Sunday, October 22, 2006

infant mortality

Dear Family, Friends and Colleagues,

Please join me in bearing witness.

Last night I went to the wake for a little baby girl who died
yesterday. She was three days old.

A wake in Nicaragua usually takes place in the family's house the
first night after the death occurs, and lasts all night. The baby's
mother lives about fifteen minutes' walk from where I stayed in the
campo last night and is a cousin of my hostess. My hosts and I waited
until after dark, and walked over with flashlights.

When we arrived, the small concrete house was already full of people.
We ducked into the doorway and were in a dark room, lit by
candlelight. People were lining benches which filled the room,
talking in low voices. At the front of the room was a small table.
On the table, something very small was covered with a sheet of white
lace. Red flowers were scattered around the edges of the lace, and
two candles were burning nearby.

My hostess, who had been uncharacteristically quiet on the walk over,
found me a place to sit and then ducked through a curtain into the
back of the house. Last week, she had told me that her own first
child had died as a newborn, too.

I asked some guarded questions of my hostess's children. The problem,
they told me, was that the baby came early by about four weeks. When
the mother started to feel pains, she set out walking for the nearest
health clinic, which is a stiff hike of about five kilometers from her
house. They told me she fell or fainted twice on the road. When she
got to the clinic, the doctor was not there, so she was taken back to
her house, and the baby was born there. It was her first child.
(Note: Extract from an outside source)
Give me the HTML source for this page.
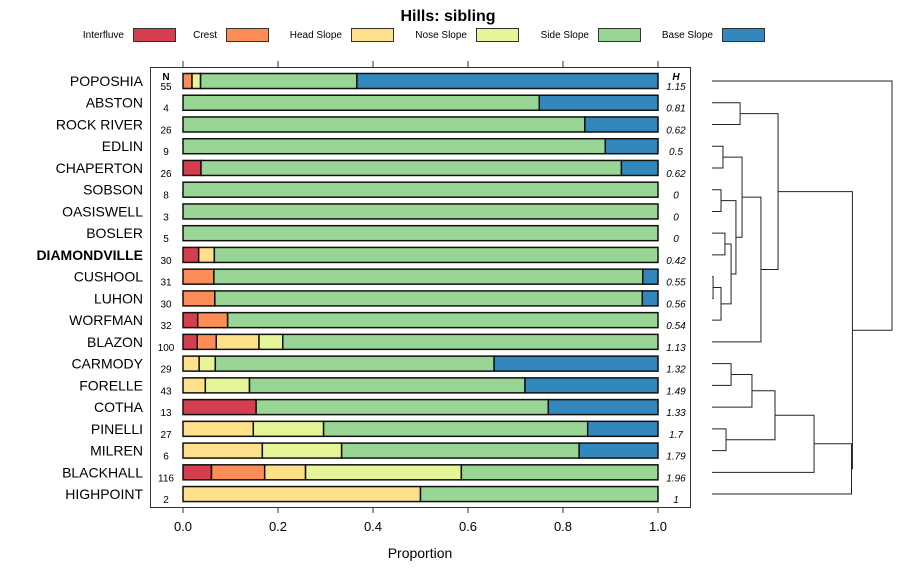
<!DOCTYPE html>
<html><head><meta charset="utf-8"><style>
html,body{margin:0;padding:0;background:#fff;}
svg{display:block;font-family:"Liberation Sans",sans-serif;}
</style></head><body>
<svg id="chart" width="900" height="580" viewBox="0 0 900 580" xmlns="http://www.w3.org/2000/svg">
<text x="448" y="21" text-anchor="middle" font-size="16" font-weight="bold">Hills: sibling</text>
<g id="legend"></g>
<rect x="150.5" y="67.5" width="540" height="440" fill="none" stroke="#333" stroke-width="1"/>
<g id="bars"></g>
<g id="axes"></g>
<g id="dendro"></g>
<text x="420" y="558" text-anchor="middle" font-size="14">Proportion</text>
<text x="166" y="80" text-anchor="middle" font-size="10" font-weight="bold">N</text>
<text x="676" y="80" text-anchor="middle" font-size="10" font-weight="bold" font-style="italic">H</text>
</svg>
<script>
const categories = ["Interfluve","Crest","Head Slope","Nose Slope","Side Slope","Base Slope"];
const colors = ["#D53E4F","#FC8D59","#FEE08B","#E6F598","#99D594","#3288BD"];
const sites = ["POPOSHIA","ABSTON","ROCK RIVER","EDLIN","CHAPERTON","SOBSON","OASISWELL","BOSLER","DIAMONDVILLE","CUSHOOL","LUHON","WORFMAN","BLAZON","CARMODY","FORELLE","COTHA","PINELLI","MILREN","BLACKHALL","HIGHPOINT"];
const nValues = [55,4,26,9,26,8,3,5,30,31,30,32,100,29,43,13,27,6,116,2];
const hValues = ["1.15","0.81","0.62","0.5","0.62","0","0","0","0.42","0.55","0.56","0.54","1.13","1.32","1.49","1.33","1.7","1.79","1.96","1"];
const interfluve = [0,0,0,0,0.038,0,0,0,0.033,0,0,0.031,0.03,0,0,0.154,0,0,0.06,0];
const crest      = [0.019,0,0,0,0,0,0,0,0,0.065,0.067,0.063,0.04,0,0,0,0,0,0.112,0];
const headSlope  = [0,0,0,0,0,0,0,0,0.033,0,0,0,0.09,0.034,0.047,0,0.148,0.167,0.086,0.5];
const noseSlope  = [0.018,0,0,0,0,0,0,0,0,0,0,0,0.05,0.034,0.093,0,0.148,0.167,0.328,0];
const sideSlope  = [0.329,0.75,0.846,0.889,0.885,1,1,1,0.934,0.903,0.9,0.906,0.79,0.587,0.58,0.615,0.556,0.5,0.414,0.5];
const baseSlope  = [0.634,0.25,0.154,0.111,0.077,0,0,0,0,0.032,0.033,0,0,0.345,0.28,0.231,0.148,0.166,0,0];
const xTicks = [0,0.2,0.4,0.6,0.8,1.0];
const xTickLabels = ["0.0","0.2","0.4","0.6","0.8","1.0"];
// dendrogram merges: [left, right, height]; negative = leaf index, positive = merge number (1-based)
const merges = [
 [-10,-11,0.006],[-6,-7,0.05],[-12,1,0.05],[-4,-5,0.061],[-8,-9,0.072],[-17,-18,0.078],
 [5,3,0.106],[-14,-15,0.106],[2,7,0.133],[-2,-3,0.156],[4,9,0.167],[8,-16,0.222],
 [11,-13,0.272],[12,6,0.35],[10,13,0.367],[14,-19,0.567],[16,-20,0.775],[15,17,0.78],[-1,18,1.0]
];
const NS="http://www.w3.org/2000/svg";
function mk(tag,attrs,parent){const e=document.createElementNS(NS,tag);for(const k in attrs)e.setAttribute(k,attrs[k]);parent.appendChild(e);return e;}
const xs = v => 183 + v*475;
const ys = i => 81 + i*21.74;
const series=[interfluve,crest,headSlope,noseSlope,sideSlope,baseSlope];
// legend
const lg=document.getElementById('legend');
const legX=[[124,175],[217,252],[342,395],[467,520],[589,598+0],[713,726]];
const legPos=[[124,175],[218,227],[342,351],[467,477],[589,598],[713,726]];
categories.forEach((c,i)=>{
 const g=mk('g',{},lg);
 
 
 const tx=[124,217,342,467,589,713][i];
 const t=mk('text',{x:tx,y:38,'text-anchor':'end','font-size':10},g);t.textContent=c;
 mk('rect',{x:tx+9.5,y:28.5,width:42,height:13,fill:colors[i],stroke:'#333'},g);
});
// bars
const bg=document.getElementById('bars');
sites.forEach((s,i)=>{
 const y=ys(i);
 const lab=mk('text',{x:143,y:y+5,'text-anchor':'end','font-size':14,'font-weight':s==='DIAMONDVILLE'?'bold':'normal'},bg);
 
 
 lab.textContent=s;
 const nt=mk('text',{x:166,y:y+9,'text-anchor':'middle','font-size':10},bg);
 
 
 nt.textContent=nValues[i];
 const ht=mk('text',{x:676,y:y+9,'text-anchor':'middle','font-size':10,'font-style':'italic'},bg);
 
 
 ht.textContent=hValues[i];
 let cum=0;
 series.forEach((arr,k)=>{
  const v=arr[i]; if(v<=0)return;
  const r=mk('rect',{x:xs(cum),y:y-7.5,width:xs(cum+v)-xs(cum),height:15,fill:colors[k],stroke:'#111','stroke-width':1.5},bg);
  
  
  cum+=v;
 });
});
// axes
const ax=document.getElementById('axes');
xTicks.forEach((t,i)=>{
 const x=xs(t);
 mk('line',{x1:x,x2:x,y1:507,y2:513,stroke:'#333'},ax);
 mk('line',{x1:x,x2:x,y1:61,y2:67,stroke:'#333'},ax);
 const tl=mk('text',{x:x,y:531,'text-anchor':'middle','font-size':13},ax);
 
 
 tl.textContent=xTickLabels[i];
});
// dendrogram
const dg=document.getElementById('dendro');
const dx=h=>712+h*180;
const pos=[];
function nodeInfo(id){ if(id<0) return {y:ys(-id-1),h:0}; return pos[id-1]; }
merges.forEach((m,j)=>{
 const a=nodeInfo(m[0]),b=nodeInfo(m[1]);const x=dx(m[2]);
 const st={stroke:'#222',fill:'none','stroke-width':1};
 const p=mk('path',Object.assign({d:`M${dx(a.h)},${a.y}H${x}V${b.y}H${dx(b.h)}`},st),dg);
 
 
 pos[j]={y:(a.y+b.y)/2,h:m[2]};
});
</script>
</body></html>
After sitting quietly in the main room for a while, I was beckoned
through the curtain at the back. It turned out that this led, not to
the back of the house as I had supposed, but out a door. I was led
through a small yard and into the kitchen of another, much smaller
house—instead of concrete, this house was constructed with pieces of
wood, with a piece of corrugated zinc for a roof and a dirt floor. It
turned out that the wake was being held in the house of a relative,
since there was no space here in the mother's house. I was given a
mug of coffee and a sweet roll which I ate on a wood bench in the
kitchen, listening to other visitors making desultory conversation.

The infant mortality rate for Nicaragua was 31 in 2004, according to
the United Nation . This means that for every thousand babies born
alive, 31 die before the age of one year. For comparison, the rate in
the U.S. was 7 in 2004, and in Sweden it was 3. In Nicaragua,
breakdowns shown that the rate in the campo is about twice that in the
city.

Once we returned to the concrete house, I watched my hostess gently
lift the white lace sheet. Several other women approached the table,
and we all looked down at a tiny face with round baby cheeks. Her
eyes were gently closed, as if she were sleeping. But she wasn't.
One woman stroked the tiny cheek with one finger. Then my hostess
replaced the lace. Her face was expressionless as she carefully
rearranged the red flowers.

We stayed another hour or so, sitting in the bench-lined room in the
candlelight, and then walked home. My hostess told me that the mother
had not received any prenatal care. Since it was her first baby, she
hadn't known anything was wrong when the child's hands started turning
purple. When her grandmother saw the child's hands, she set out to
find a remedy. But when she got back, the baby was already dead. And
the mother hadn't yet noticed—she was cradling the tiny form in her
arms.

I asked what the baby had died of. But nobody knew. And nobody is
ever likely to know. The baby was born without a birth certificate,
and will be buried in the campo without a death certificate.